Data challenges for post-trade providers and their clients
As you would expect, data came up on almost every panel, all with undertones of the challenges both the buy- and sell-side are facing. For custodians, they are sitting on mountains of potentially valuable data, but rules and restrictions mean they are having to be careful in how they package it up and provide it to clients. Meanwhile, asset managers have been slow to incorporate big data into their day-to-day operations, despite the cutting-edge tools on offer to deliver. Essentially the data is out there and panellists agreed it could help steady the shift towards passive strategies, but delivering it and monetising it is a challenge for post-trade providers.
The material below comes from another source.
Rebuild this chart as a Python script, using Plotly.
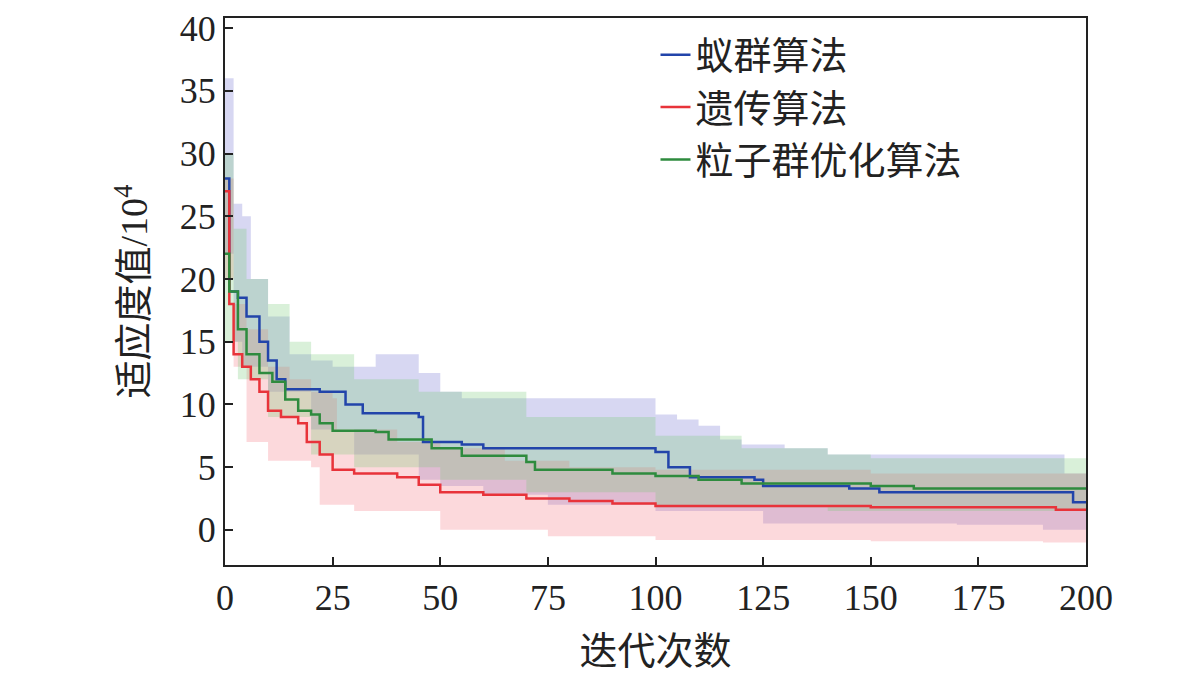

Did securities get the cold shoulder?
SWIFT may disagree, but in my opinion, the Sibos securities stream over the four days was stripped back a bit this year in terms of presence on the agenda, with broader financial technology and data discussions seemingly taking over some of its slots. Perhaps that’s a sign of the importance of technology discussions at present and the declining prominence of regulations and a waning interest in collaboration and business model discussions.
ISSA timed its reports to perfection
Whoever is in charge of PR for the International Securities Services Association (ISSA), give yourself a pat on the back. ISSA reports were referenced throughout the conference, primarily the takeaways from the crypto assets report and its recommendations for cyber security risk management in securities services. I can’t say I’ve read them cover-to-cover but it’s good to see an association exploring the most current and relevant topics.
There were some great speakers during the four days, but some really stood out from the crowd, namely Joseph Lubin, CEO of Consensys, Blythe Masters, CEO of Digital Asset, Justin Chapman, global head of market advocacy & innovation research at Northern Trust, Fiona Gallagher, head of securities services at Deutsche Bank, and Tim Lind, managing director, DTCC Data Services. For me, they were the pick of the bunch.
Sydney is a long, long trip.
Tiredness really kicked in after that last point. Thanks for reading.